We have continued the study for further PSD improvement and to see the impact on the experimental result of NEOS-II, which is presented in the following sections. First, data processing for the conventional PSD method utilizing the tail charge and the construction of the frequency domain power spectrum using fast Fourier transform (FFT) in the NEOS-II analysis are described in detail in section 2. In section 3 the CNN method using the FFT power spectrum is explained. We will apply both the conventional and CNN methods on the NEOS-II IBD candidate dataset and compare the results in section 4.

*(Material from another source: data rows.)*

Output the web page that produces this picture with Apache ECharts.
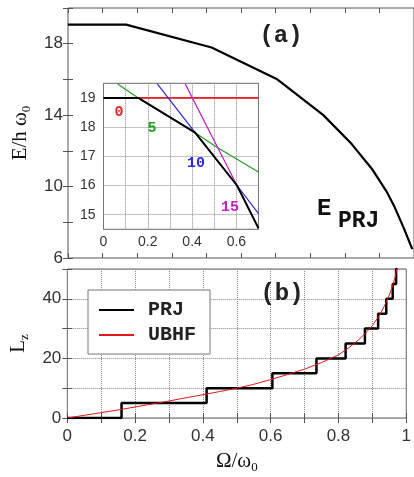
<!DOCTYPE html>
<html><head><meta charset="utf-8">
<script src="https://cdn.jsdelivr.net/npm/echarts@6/dist/echarts.min.js"></script>
<style>html,body{margin:0;padding:0;background:#fff}#c{width:414px;height:477px}</style>
</head><body><div id="c"></div>
<script>
// ---- panel (a): PRJ yrast energy ----
const mainOmega = [0, 0.168, 0.415, 0.603, 0.738, 0.82, 0.878, 0.92, 0.944, 0.962, 0.972, 0.995];
const mainE     = [19.07, 19.07, 17.79, 16.03, 14.0, 12.38, 11.0, 9.75, 8.85, 8.05, 7.6, 6.5];

// ---- inset of (a) ----
const insetPRJOmega = [0, 0.157, 0.414, 0.603, 0.70];
const insetPRJE     = [19.0, 19.0, 17.81, 16.0, 14.53];
const insetL0Omega  = [0, 0.70];
const insetL0E      = [19.0, 19.0];
const insetL5Omega  = [0.064, 0.157, 0.414, 0.512, 0.70];
const insetL5E      = [19.48, 19.0, 17.81, 17.31, 16.46];
const insetL10Omega = [0.243, 0.414, 0.603, 0.70];
const insetL10E     = [19.48, 17.81, 16.0, 15.04];
const insetL15Omega = [0.369, 0.603, 0.70];
const insetL15E     = [19.48, 16.0, 14.55];
const insetLineLabels = ['0', '5', '10', '15'];

// ---- panel (b): angular momentum ----
const stepOmega = [0, 0.160, 0.411, 0.605, 0.735, 0.821, 0.878, 0.917, 0.941, 0.960, 0.970, 0.974];
const stepL     = [0, 5, 10, 15, 20, 25, 30, 35, 40, 45, 50, 50];
const ubhfOmega = [0, 0.05, 0.1, 0.15, 0.2, 0.25, 0.3, 0.35, 0.4, 0.45, 0.5, 0.55, 0.6, 0.65, 0.7, 0.75, 0.8, 0.83, 0.86, 0.88, 0.9, 0.92, 0.935, 0.95, 0.96, 0.967, 0.972];
const ubhfL     = [0, 0.9, 1.8, 2.7, 3.7, 4.7, 5.7, 6.8, 7.8, 8.9, 10.0, 11.3, 12.9, 14.6, 16.4, 18.6, 21.2, 23.5, 26.3, 28.5, 31.0, 34.3, 37.5, 41.2, 44.5, 47.2, 50.0];
const legendNames = ['PRJ', 'UBHF'];

// ---- tick labels ----
const mainYTickLabels   = ['6', '10', '14', '18'];
const bottomYTickLabels = ['0', '20', '40'];
const bottomXTickLabels = ['0', '0.2', '0.4', '0.6', '0.8', '1'];
const insetXTickLabels  = ['0', '0.2', '0.4', '0.6'];
const insetYTickLabels  = ['15', '16', '17', '18', '19'];

const zip = (a, b) => a.map((v, i) => [v, b[i]]);
const fmt = list => v => { const s = String(+(+v).toFixed(3)); return list.includes(s) ? s : ''; };

const tickFont = {fontFamily: 'Liberation Sans', fontSize: 17, color: '#333'};
const serifName = {
  fontFamily: 'Liberation Serif', fontSize: 21, color: '#111',
  rich: {
    a: {fontFamily: 'Liberation Serif', fontSize: 21, lineHeight: 26, color: '#111'},
    b: {fontFamily: 'Liberation Serif', fontSize: 13, lineHeight: 13, verticalAlign: 'bottom', color: '#111'}
  }
};
const inTick = {show: true, inside: true, length: 5, lineStyle: {color: '#555', width: 1}};
const dotted = {show: true, lineStyle: {type: 'dotted', color: '#888', width: 1}};
const monoBold = (size) => 'bold ' + size + 'px "Liberation Mono"';

const chart = echarts.init(document.getElementById('c'), null, {renderer: 'canvas'});
chart.setOption({
  animation: false,
  backgroundColor: '#fff',
  grid: [
    {left: 68, top: 8, width: 346, height: 250, show: true, borderColor: '#555', borderWidth: 1},
    {left: 103.5, top: 83.3, width: 155, height: 146, show: true, backgroundColor: '#fff', borderColor: '#666', borderWidth: 1},
    {left: 65, top: 269, width: 349, height: 149, show: true, borderColor: '#666', borderWidth: 1}
  ],
  xAxis: [
    {gridIndex: 0, type: 'value', min: 0, max: 1, interval: 0.1, axisLine: {show: false}, axisTick: inTick, axisLabel: {show: false}, splitLine: {show: false}},
    {gridIndex: 0, type: 'value', position: 'top', min: 0, max: 1, interval: 0.1, axisLine: {show: false}, axisTick: inTick, axisLabel: {show: false}, splitLine: {show: false}},
    {gridIndex: 1, type: 'value', min: 0, max: 0.7, interval: 0.1, axisLine: {show: false}, axisTick: {show: false},
     axisLabel: {formatter: fmt(insetXTickLabels), fontFamily: 'Liberation Sans', fontSize: 14, color: '#333', margin: 6}, splitLine: dotted},
    {gridIndex: 2, type: 'value', min: 0, max: 1, interval: 0.1, axisLine: {show: false}, axisTick: inTick,
     axisLabel: Object.assign({formatter: fmt(bottomXTickLabels), margin: 10, showMaxLabel: true}, tickFont), splitLine: dotted,
     name: '{a|Ω/ω}{b|0}', nameLocation: 'middle', nameGap: 30, nameTextStyle: serifName},
    {gridIndex: 2, type: 'value', position: 'top', min: 0, max: 1, interval: 0.1, axisLine: {show: false}, axisTick: inTick, axisLabel: {show: false}, splitLine: {show: false}}
  ],
  yAxis: [
    {gridIndex: 0, type: 'value', min: 6, max: 20, interval: 2, axisLine: {show: false}, axisTick: inTick,
     axisLabel: Object.assign({formatter: fmt(mainYTickLabels), margin: 5}, tickFont), splitLine: {show: false},
     name: '{a|E/h ω}{b|0}', nameLocation: 'middle', nameGap: 32, nameRotate: 90, nameTextStyle: serifName},
    {gridIndex: 0, type: 'value', position: 'right', min: 6, max: 20, interval: 2, axisLine: {show: false}, axisTick: inTick, axisLabel: {show: false}, splitLine: {show: false}},
    {gridIndex: 1, type: 'value', min: 14.5, max: 19.5, splitNumber: 5, axisLine: {show: false}, axisTick: {show: false},
     axisLabel: {formatter: fmt(insetYTickLabels), fontFamily: 'Liberation Sans', fontSize: 14, color: '#333', margin: 8, showMinLabel: false, showMaxLabel: false}, splitLine: dotted},
    {gridIndex: 2, type: 'value', min: 0, max: 50, interval: 10, axisLine: {show: false}, axisTick: inTick,
     axisLabel: Object.assign({formatter: fmt(bottomYTickLabels), margin: 6}, tickFont), splitLine: dotted,
     name: '{a|L}{b|z}', nameLocation: 'middle', nameGap: 34, nameRotate: 90, nameTextStyle: serifName},
    {gridIndex: 2, type: 'value', position: 'right', min: 0, max: 50, interval: 10, axisLine: {show: false}, axisTick: inTick, axisLabel: {show: false}, splitLine: {show: false}}
  ],
  legend: {
    data: legendNames, left: 88, top: 290, orient: 'vertical', itemWidth: 35, itemHeight: 14, itemGap: 5,
    padding: [10, 14, 9, 10], borderColor: '#777', borderWidth: 1, backgroundColor: '#fff',
    itemStyle: {opacity: 0},
    textStyle: {fontFamily: 'Liberation Mono', fontWeight: 'bold', fontSize: 20, color: '#222', padding: [0, 0, 0, 9]}
  },
  series: [
    {name: 'Eprj', type: 'line', xAxisIndex: 0, yAxisIndex: 0, data: zip(mainOmega, mainE), symbol: 'none', lineStyle: {color: '#000', width: 2.2}, z: 3},
    {name: 'L0', type: 'line', xAxisIndex: 2, yAxisIndex: 2, data: zip(insetL0Omega, insetL0E), symbol: 'none', lineStyle: {color: '#e8202a', width: 1.6}, z: 4},
    {name: 'L5', type: 'line', xAxisIndex: 2, yAxisIndex: 2, data: zip(insetL5Omega, insetL5E), symbol: 'none', lineStyle: {color: '#23a023', width: 1.2}, z: 4},
    {name: 'L10', type: 'line', xAxisIndex: 2, yAxisIndex: 2, data: zip(insetL10Omega, insetL10E), symbol: 'none', lineStyle: {color: '#2a2ae6', width: 1.2}, z: 4},
    {name: 'L15', type: 'line', xAxisIndex: 2, yAxisIndex: 2, data: zip(insetL15Omega, insetL15E), symbol: 'none', lineStyle: {color: '#c21fc2', width: 1.2}, z: 4},
    {name: 'Einset', type: 'line', xAxisIndex: 2, yAxisIndex: 2, data: zip(insetPRJOmega, insetPRJE), symbol: 'none', lineStyle: {color: '#000', width: 2}, z: 5},
    {name: legendNames[0], type: 'line', xAxisIndex: 3, yAxisIndex: 3, data: zip(stepOmega, stepL), step: 'end', symbol: 'none', showSymbol: false, lineStyle: {color: '#000', width: 2.5}, itemStyle: {color: '#000'}, z: 3},
    {name: legendNames[1], type: 'line', xAxisIndex: 3, yAxisIndex: 3, data: zip(ubhfOmega, ubhfL), symbol: 'none', showSymbol: false, lineStyle: {color: '#e01818', width: 1}, itemStyle: {color: '#e01818'}, z: 4}
  ],
  graphic: [
    {type: 'text', x: 281, y: 36, z: 10, style: {text: '(a)', font: monoBold(24), fill: '#222', align: 'center', verticalAlign: 'middle'}},
    {type: 'text', x: 282, y: 294, z: 10, style: {text: '(b)', font: monoBold(24), fill: '#222', align: 'center', verticalAlign: 'middle'}},
    {type: 'text', x: 317, y: 209, z: 10, style: {text: 'E', font: monoBold(24), fill: '#111', align: 'left', verticalAlign: 'middle'}},
    {type: 'text', x: 338, y: 221, z: 10, style: {text: 'PRJ', font: monoBold(23), fill: '#111', align: 'left', verticalAlign: 'middle'}},
    {type: 'text', x: 119, y: 112, z: 10, style: {text: insetLineLabels[0], font: monoBold(15), fill: '#e8202a', align: 'center', verticalAlign: 'middle'}},
    {type: 'text', x: 152, y: 128, z: 10, style: {text: insetLineLabels[1], font: monoBold(15), fill: '#23a023', align: 'center', verticalAlign: 'middle'}},
    {type: 'text', x: 196, y: 163, z: 10, style: {text: insetLineLabels[2], font: monoBold(15), fill: '#2a2ae6', align: 'center', verticalAlign: 'middle'}},
    {type: 'text', x: 230, y: 207, z: 10, style: {text: insetLineLabels[3], font: monoBold(15), fill: '#c21fc2', align: 'center', verticalAlign: 'middle'}}
  ]
});
</script></body></html>
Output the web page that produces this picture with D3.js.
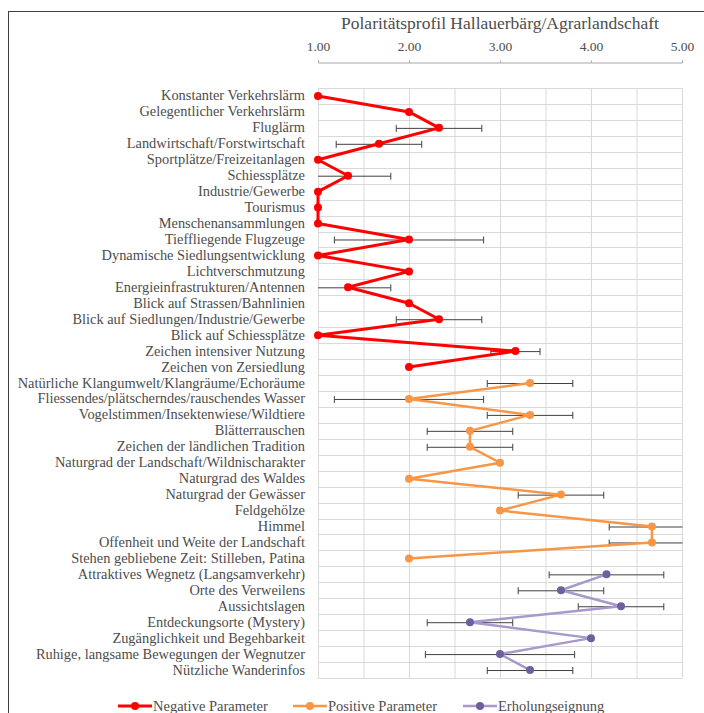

2 Data preparation for PSD

2.1 A conventional method

A signal in the liquid scintillator is detected by 2 $\times$ 19 photomultiplier tubes (PMTs) in the NEOS detector [25]. Each PMT signal is digitized via a flash analog-to-digital converter (FADC) module which has a 12-bit resolution for 2.5 volts peak-to-peak dynamic range and a 500 MHz sampling rate. The digitized 38 waveforms in a 480 nanosecond window are then stored as the raw data of an event. An example of the raw waveforms of an event is shown in figure 1a.

For the pulse shape analysis in the time domain, a synchronized waveform ( $w_{s}$ ) is constructed (see figure 1b). Considering the detector size and the PMT transit time spread, signal timings in channels can be different by several nanoseconds. First, we look at the rising part of the $i$ th PMT’s raw waveform between the maximum point and the last point exceeding the pedestal root mean square before the maximum. When the rising part consists of more than 3 points, we define a pulse time ( $t_{p}^{i}$ ) of the waveform at the half maximum point found by fitting $\left(t,\,\left[-\log\left(w_{i}(t)/w_{i}^{\mathrm{max}}\right)\right]^{1/2}\right)$ to a linear function, where $w_{i}(t)$ stands for the waveform amplitude at a time bin $t$ for $i$ th PMT, and $w_{i}^{\mathrm{max}}$ for its maximum amplitude. While the total charge of an event ( $q_{\mathrm{sum}}$ ), a measure of the energy deposit in the detector [28], is calculated from the sum of the integrated area of all 38 raw waveforms, a synchronized waveform ( $w_{s}$ ) of the event is formed by accumulating the waveforms of which $t_{p}$ ’s are defined:

w_{s}(t)=\sum_{i}w_{i}\left(t_{p}^{i}-25+t\right),

(2.1)

where $t$ is the time bin index from 1 to 170. The selection of 170-time bins allows it to contain most of the main signal information and exclude the pedestal and possible afterpulses. The tail-to-total charge ratio, $F_{\mathrm{tail}}$ , is calculated from $w_{s}$ . In the NEOS-II analysis, we have developed another PSD parameter, which is defined as the spread of mean-time in the tail range of $w_{s}(t)$ as follows:

\sigma_{\mathrm{tail}}(t_{s})=\sqrt{\sum_{t=t_{s}}^{170}\frac{t^{2}\cdot w_{s}(t)}{A_{\mathrm{total}}}-\sum_{t=t_{s}}^{170}\left[\frac{t\cdot w_{s}(t)}{A_{\mathrm{total}}}\right]^{2}},

(2.2)

where $t_{s}$ is the tail starting bin, and $A_{\mathrm{total}}=\sum_{t=1}^{170}w_{s}(t)$ is the total area of the synchronized waveform.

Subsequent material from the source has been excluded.